The new deal is an improvement over the standard 14-day return policy offered by T-Mobile and other carriers. It also eliminates a restocking fee for a returned device.

The program is available to new or existing Simple Choice customers who sign up for the Jump On Demand early upgrade program. Eligible devices are those that support what T-Mobile calls "Extended Range LTE," a fancy marketing term for the 700MHz frequency on LTE Band 12.

Simply put, such devices can take advantage of the low-frequency spectrum T-Mobile used to build its 4G LTE network. The new iPhones are the first Apple handsets to support LTE Band 12, but the new Samsung Galaxy S6 and the latest Galaxy Note also support it, and it's likely any devices hitting the market from now on will do so too.

Traditionally, T-Mobile has lacked the type of low-frequency spectrum, or licensed radio airwaves, that can carry signals over longer distances and penetrate through obstacles more easily. Instead, it's built much of its 3G and 4G data networks using higher-frequency spectrum that offers more capacity over shorter distances. Thus its coverage has largely been limited to dense urban markets, and its signals have been weak or nonexistent indoors for some customers.

Since its failed merger with AT&T in 2011, T-Mobile has been acquiring low-frequency spectrum and using it to extend the reach of its wireless network.

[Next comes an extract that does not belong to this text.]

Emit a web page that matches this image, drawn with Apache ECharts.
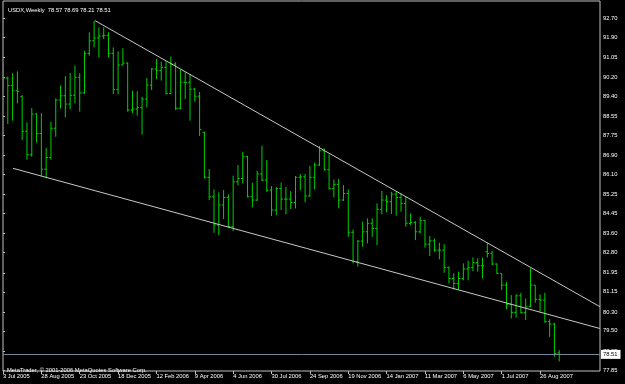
<!DOCTYPE html>
<html><head><meta charset="utf-8">
<script src="https://cdn.jsdelivr.net/npm/echarts@6/dist/echarts.min.js"></script>
<style>html,body{margin:0;padding:0;background:#000}#c{width:625px;height:384px}</style>
</head><body><div id="c"></div>
<script>
const symbolTitle = 'USDX,Weekly  78.57 78.69 78.21 78.51';
const copyright = 'MetaTrader, \u00a9 2001-2006 MetaQuotes Software Corp.';
// weekly bars, index 0 = week of 3 Jul 2005
const xTickIdx = [0, 8, 16, 24, 32, 40, 48, 56, 64, 72, 80, 88, 96, 104, 112];
const xTickLabels = ['3 Jul 2005','28 Aug 2005','23 Oct 2005','18 Dec 2005','12 Feb 2006','9 Apr 2006','4 Jun 2006','30 Jul 2006','24 Sep 2006','19 Nov 2006','14 Jan 2007','11 Mar 2007','6 May 2007','1 Jul 2007','26 Aug 2007'];
const yTickLabels = ['77.85','78.65','79.50','80.30','81.15','81.95','82.80','83.60','84.45','85.25','86.10','86.90','87.75','88.55','89.40','90.20','91.05','91.90','92.70'];

const open = [90.05,90.17,89.85,89.63,89.38,87.92,86.93,88.65,87.83,86.32,
86.82,88.05,89.24,89.42,89.07,89.44,90.20,89.54,91.21,91.74,
91.86,91.94,91.97,91.21,89.68,90.72,90.80,88.82,88.86,88.93,
89.28,89.87,90.55,90.48,90.62,89.52,90.76,88.89,89.99,89.99,
89.70,89.40,87.88,85.98,85.16,83.97,84.81,85.13,83.90,85.79,
85.93,86.85,85.16,85.02,86.12,85.86,85.44,84.60,85.51,85.06,
85.06,84.92,85.98,86.00,85.19,85.98,86.50,87.10,86.30,85.51,
85.68,85.02,85.30,83.66,82.42,83.29,83.68,84.04,83.82,84.63,
85.02,84.95,85.27,85.13,84.88,84.04,84.08,83.68,84.15,83.16,
83.30,82.91,82.91,82.18,81.71,81.50,81.71,82.11,82.18,82.38,
82.25,82.84,82.77,82.32,81.93,81.43,80.62,80.28,80.98,80.27,
80.52,81.43,80.83,80.80,79.89,79.79,78.57];
const high = [90.79,90.23,90.37,90.45,89.45,88.30,88.90,88.68,88.69,87.22,
88.33,89.31,89.85,90.25,90.38,90.69,90.37,91.32,92.10,92.59,
92.31,92.31,92.10,91.46,91.29,91.43,90.83,89.63,89.61,89.38,
90.17,90.59,90.97,90.86,90.87,91.08,90.83,90.53,90.41,90.34,
89.75,89.58,87.90,86.33,85.47,85.34,85.44,85.26,86.05,86.50,
87.06,86.89,85.75,86.26,87.31,86.71,85.61,85.56,85.75,85.58,
85.40,86.03,86.12,86.12,86.46,86.60,87.30,87.20,86.95,85.89,
85.91,85.65,85.47,83.78,83.33,84.11,84.25,84.25,84.88,85.41,
85.23,85.37,85.37,85.30,85.19,84.46,84.13,84.32,84.18,83.50,
83.40,83.22,83.16,82.21,81.93,82.00,82.35,82.46,82.60,82.56,
82.59,83.22,82.87,82.35,81.93,81.57,81.01,81.04,81.11,80.87,
82.14,81.43,81.04,81.11,79.99,79.84,78.69];
const low = [89.70,88.23,88.37,89.10,87.55,86.72,86.85,87.45,86.02,85.95,
86.72,87.69,88.88,88.51,88.85,89.10,88.75,89.50,91.11,91.46,
91.04,91.81,91.04,89.49,89.49,90.70,88.75,88.69,88.58,87.78,
88.93,89.66,90.13,90.06,89.47,89.49,88.82,88.85,89.28,88.37,
89.18,87.72,85.93,85.02,83.64,83.54,84.22,83.85,83.71,85.64,
85.72,85.13,84.71,84.98,85.82,85.37,84.35,84.39,84.60,84.42,
84.64,84.67,85.44,84.92,85.16,85.47,86.46,86.26,85.47,85.13,
84.67,84.98,83.47,82.35,82.21,83.05,83.19,83.47,83.12,84.42,
84.50,84.43,84.36,84.53,83.90,83.97,83.33,83.61,83.01,82.66,
82.84,82.52,81.95,81.50,81.25,81.25,81.64,81.64,82.02,82.00,
81.71,82.60,82.28,81.90,81.22,80.41,80.03,80.06,80.24,79.96,
80.50,80.69,80.31,79.84,79.25,78.41,78.21];
const close = [90.17,89.85,89.63,89.61,87.92,86.93,88.65,87.83,86.32,86.82,
88.05,89.24,89.42,89.07,89.44,90.20,89.54,91.21,91.74,91.86,
91.94,91.97,91.21,89.68,90.72,90.80,88.82,88.86,88.93,89.28,
89.87,90.55,90.48,90.62,89.52,90.76,88.89,89.99,89.99,89.70,
89.40,88.00,85.98,85.16,83.97,84.81,85.13,83.90,85.79,85.93,
86.85,85.16,85.02,86.12,85.86,85.44,84.60,85.51,85.06,85.06,
84.92,85.98,86.00,85.19,85.98,86.50,87.10,86.30,85.51,85.68,
85.02,85.30,83.66,82.42,83.29,83.68,84.04,83.82,84.63,85.02,
84.95,85.27,85.13,84.88,84.04,84.08,83.68,84.15,83.16,83.30,
82.91,82.91,82.18,81.71,81.50,81.71,82.11,82.18,82.38,82.25,
82.25,82.77,82.32,81.93,81.43,80.62,80.28,80.98,80.27,80.52,
81.43,80.83,80.80,79.89,79.79,78.55,78.51];

const lastPrice = 78.51;
// trend lines: [bar index, price] anchor points
const upperTrend = [[19.2, 92.59], [124.5, 80.52]];
const lowerTrend = [[2.08, 86.36], [124.5, 79.60]];

const FONT = 'Liberation Sans';
const FS = 5.8;
const barColor = '#00d000';

const ohlc = open.map((o, i) => [i, o, high[i], low[i], close[i]]);

const chart = echarts.init(document.getElementById('c'), null, {renderer: 'canvas'});
chart.setOption({
  animation: false,
  backgroundColor: '#000000',
  title: [
    {text: symbolTitle, left: 3, top: 2, textStyle: {color: '#ffffff', fontSize: FS, fontWeight: 'normal', fontFamily: FONT}},
    {text: copyright, left: 2, top: 362, textStyle: {color: '#ffffff', fontSize: FS, fontWeight: 'normal', fontFamily: FONT}}
  ],
  grid: {left: 1, right: 25, top: 1, bottom: 13, show: true, borderColor: '#c0c0c0', borderWidth: 1},
  xAxis: {
    type: 'value', min: 0, max: 124.5,
    splitLine: {show: false},
    axisLine: {show: false},
    axisTick: {show: true, length: 3, customValues: xTickIdx, lineStyle: {color: '#c0c0c0'}},
    axisLabel: {
      customValues: xTickIdx, align: 'left', margin: 2,
      color: '#ffffff', fontSize: FS, fontFamily: FONT,
      formatter: v => xTickLabels[xTickIdx.indexOf(v)] || ''
    }
  },
  yAxis: {
    type: 'value', position: 'right', min: 77.808, max: 93.419, scale: true,
    splitLine: {show: false},
    axisLine: {show: false},
    axisTick: {show: true, length: 2, customValues: yTickLabels.map(Number), lineStyle: {color: '#c0c0c0'}},
    axisLabel: {
      customValues: yTickLabels.map(Number), margin: 3,
      color: '#ffffff', fontSize: FS, fontFamily: FONT,
      formatter: v => v.toFixed(2)
    }
  },
  series: [
    {
      type: 'custom',
      data: ohlc,
      encode: {x: 0, y: [1, 2, 3, 4]},
      clip: true,
      renderItem: (params, api) => {
        const i = api.value(0);
        const pH = api.coord([i, api.value(2)]);
        const pL = api.coord([i, api.value(3)]);
        const pO = api.coord([i, api.value(1)]);
        const pC = api.coord([i, api.value(4)]);
        const t = 1.8;
        const st = {stroke: barColor, lineWidth: 1};
        return {type: 'group', children: [
          {type: 'line', shape: {x1: pH[0], y1: pH[1], x2: pL[0], y2: pL[1]}, style: st},
          {type: 'line', shape: {x1: pO[0] - t, y1: pO[1], x2: pO[0], y2: pO[1]}, style: st},
          {type: 'line', shape: {x1: pC[0], y1: pC[1], x2: pC[0] + t, y2: pC[1]}, style: st}
        ]};
      }
    },
    {
      type: 'line', data: upperTrend, symbol: 'none', silent: true, clip: true,
      lineStyle: {color: '#c8c8c8', width: 1}
    },
    {
      type: 'line', data: lowerTrend, symbol: 'none', silent: true, clip: true,
      lineStyle: {color: '#c8c8c8', width: 1},
      markLine: {
        symbol: 'none', silent: true,
        data: [{yAxis: lastPrice}],
        lineStyle: {color: '#778899', type: 'solid', width: 1},
        label: {
          position: 'end', distance: 1, formatter: lastPrice.toFixed(2),
          backgroundColor: '#ffffff', color: '#000000', padding: [2, 3, 1, 2],
          fontSize: FS, fontFamily: FONT
        }
      }
    }
  ]
});
</script></body></html>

"We have been rolling out truckloads of new spectrum that carries our LTE signal twice as far from our towers, for a massive coverage expansion, and that works four times better in buildings," Legere said in his blog post. He said the new spectrum is available in 170 markets and covers more than half the US population. Legere said T-Mobile will cover more than 350 markets within three months.